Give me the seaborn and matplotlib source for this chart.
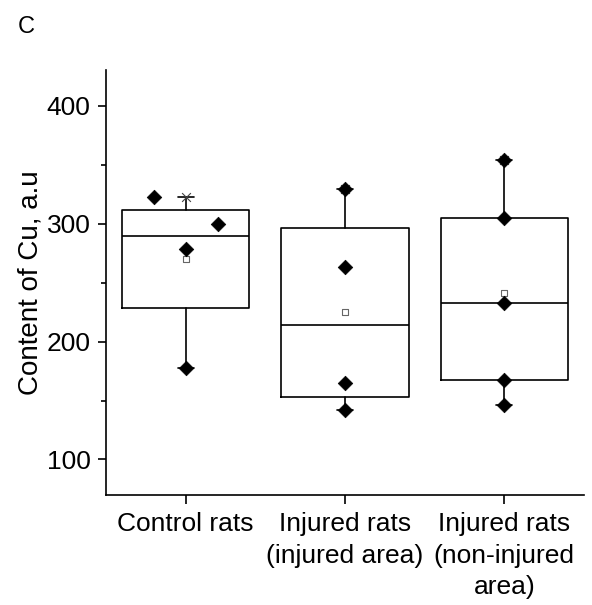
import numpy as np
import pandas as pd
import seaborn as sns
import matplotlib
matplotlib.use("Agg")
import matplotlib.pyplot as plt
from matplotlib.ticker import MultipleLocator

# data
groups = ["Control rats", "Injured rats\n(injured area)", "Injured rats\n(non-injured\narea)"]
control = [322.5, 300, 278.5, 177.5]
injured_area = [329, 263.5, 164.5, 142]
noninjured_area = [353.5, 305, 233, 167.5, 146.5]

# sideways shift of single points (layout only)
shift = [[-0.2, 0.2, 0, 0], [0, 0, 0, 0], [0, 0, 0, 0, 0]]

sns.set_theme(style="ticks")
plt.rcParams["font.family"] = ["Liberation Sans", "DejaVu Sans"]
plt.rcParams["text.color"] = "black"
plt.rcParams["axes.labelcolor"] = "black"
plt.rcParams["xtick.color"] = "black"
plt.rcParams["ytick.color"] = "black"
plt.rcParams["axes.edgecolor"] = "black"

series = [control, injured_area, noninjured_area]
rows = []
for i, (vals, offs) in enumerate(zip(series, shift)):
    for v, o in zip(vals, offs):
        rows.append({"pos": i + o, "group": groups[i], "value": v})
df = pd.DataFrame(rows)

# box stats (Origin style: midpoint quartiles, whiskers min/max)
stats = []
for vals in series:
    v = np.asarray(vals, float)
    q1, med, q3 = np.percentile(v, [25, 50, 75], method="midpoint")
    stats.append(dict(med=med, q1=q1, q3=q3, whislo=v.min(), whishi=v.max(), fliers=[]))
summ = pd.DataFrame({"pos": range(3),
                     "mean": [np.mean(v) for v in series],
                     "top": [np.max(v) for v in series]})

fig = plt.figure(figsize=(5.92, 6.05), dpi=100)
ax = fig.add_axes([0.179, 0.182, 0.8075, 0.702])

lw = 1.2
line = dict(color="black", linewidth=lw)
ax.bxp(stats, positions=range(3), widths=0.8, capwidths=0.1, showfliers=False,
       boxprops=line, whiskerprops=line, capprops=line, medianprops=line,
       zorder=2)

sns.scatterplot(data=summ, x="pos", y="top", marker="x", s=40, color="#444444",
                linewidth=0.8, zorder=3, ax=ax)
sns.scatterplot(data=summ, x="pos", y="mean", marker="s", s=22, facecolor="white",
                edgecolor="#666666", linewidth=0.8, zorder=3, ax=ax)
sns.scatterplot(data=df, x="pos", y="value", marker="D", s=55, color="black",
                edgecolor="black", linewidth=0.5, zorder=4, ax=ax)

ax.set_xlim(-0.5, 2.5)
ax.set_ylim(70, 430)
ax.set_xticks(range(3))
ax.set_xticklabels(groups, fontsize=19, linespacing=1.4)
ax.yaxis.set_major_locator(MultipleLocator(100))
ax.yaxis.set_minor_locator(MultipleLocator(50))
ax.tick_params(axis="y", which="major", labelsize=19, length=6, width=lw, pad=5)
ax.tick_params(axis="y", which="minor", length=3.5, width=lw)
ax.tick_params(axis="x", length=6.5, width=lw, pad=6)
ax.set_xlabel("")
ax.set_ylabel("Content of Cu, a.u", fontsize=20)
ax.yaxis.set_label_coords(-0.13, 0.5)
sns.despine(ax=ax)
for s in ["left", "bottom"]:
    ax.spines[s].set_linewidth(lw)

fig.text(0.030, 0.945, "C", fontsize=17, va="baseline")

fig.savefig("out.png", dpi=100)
==*==
Repeat the material above word for word and skip every image in it.

Give me the seaborn and matplotlib source for this chart.
import numpy as np
import pandas as pd
import seaborn as sns
import matplotlib
matplotlib.use("Agg")
import matplotlib.pyplot as plt
from matplotlib.ticker import MultipleLocator

# data
groups = ["Control rats", "Injured rats\n(injured area)", "Injured rats\n(non-injured\narea)"]
control = [322.5, 300, 278.5, 177.5]
injured_area = [329, 263.5, 164.5, 142]
noninjured_area = [353.5, 305, 233, 167.5, 146.5]

# sideways shift of single points (layout only)
shift = [[-0.2, 0.2, 0, 0], [0, 0, 0, 0], [0, 0, 0, 0, 0]]

sns.set_theme(style="ticks")
plt.rcParams["font.family"] = ["Liberation Sans", "DejaVu Sans"]
plt.rcParams["text.color"] = "black"
plt.rcParams["axes.labelcolor"] = "black"
plt.rcParams["xtick.color"] = "black"
plt.rcParams["ytick.color"] = "black"
plt.rcParams["axes.edgecolor"] = "black"

series = [control, injured_area, noninjured_area]
rows = []
for i, (vals, offs) in enumerate(zip(series, shift)):
    for v, o in zip(vals, offs):
        rows.append({"pos": i + o, "group": groups[i], "value": v})
df = pd.DataFrame(rows)

# box stats (Origin style: midpoint quartiles, whiskers min/max)
stats = []
for vals in series:
    v = np.asarray(vals, float)
    q1, med, q3 = np.percentile(v, [25, 50, 75], method="midpoint")
    stats.append(dict(med=med, q1=q1, q3=q3, whislo=v.min(), whishi=v.max(), fliers=[]))
summ = pd.DataFrame({"pos": range(3),
                     "mean": [np.mean(v) for v in series],
                     "top": [np.max(v) for v in series]})

fig = plt.figure(figsize=(5.92, 6.05), dpi=100)
ax = fig.add_axes([0.179, 0.182, 0.8075, 0.702])

lw = 1.2
line = dict(color="black", linewidth=lw)
ax.bxp(stats, positions=range(3), widths=0.8, capwidths=0.1, showfliers=False,
       boxprops=line, whiskerprops=line, capprops=line, medianprops=line,
       zorder=2)

sns.scatterplot(data=summ, x="pos", y="top", marker="x", s=40, color="#444444",
                linewidth=0.8, zorder=3, ax=ax)
sns.scatterplot(data=summ, x="pos", y="mean", marker="s", s=22, facecolor="white",
                edgecolor="#666666", linewidth=0.8, zorder=3, ax=ax)
sns.scatterplot(data=df, x="pos", y="value", marker="D", s=55, color="black",
                edgecolor="black", linewidth=0.5, zorder=4, ax=ax)

ax.set_xlim(-0.5, 2.5)
ax.set_ylim(70, 430)
ax.set_xticks(range(3))
ax.set_xticklabels(groups, fontsize=19, linespacing=1.4)
ax.yaxis.set_major_locator(MultipleLocator(100))
ax.yaxis.set_minor_locator(MultipleLocator(50))
ax.tick_params(axis="y", which="major", labelsize=19, length=6, width=lw, pad=5)
ax.tick_params(axis="y", which="minor", length=3.5, width=lw)
ax.tick_params(axis="x", length=6.5, width=lw, pad=6)
ax.set_xlabel("")
ax.set_ylabel("Content of Cu, a.u", fontsize=20)
ax.yaxis.set_label_coords(-0.13, 0.5)
sns.despine(ax=ax)
for s in ["left", "bottom"]:
    ax.spines[s].set_linewidth(lw)

fig.text(0.030, 0.945, "C", fontsize=17, va="baseline")

fig.savefig("out.png", dpi=100)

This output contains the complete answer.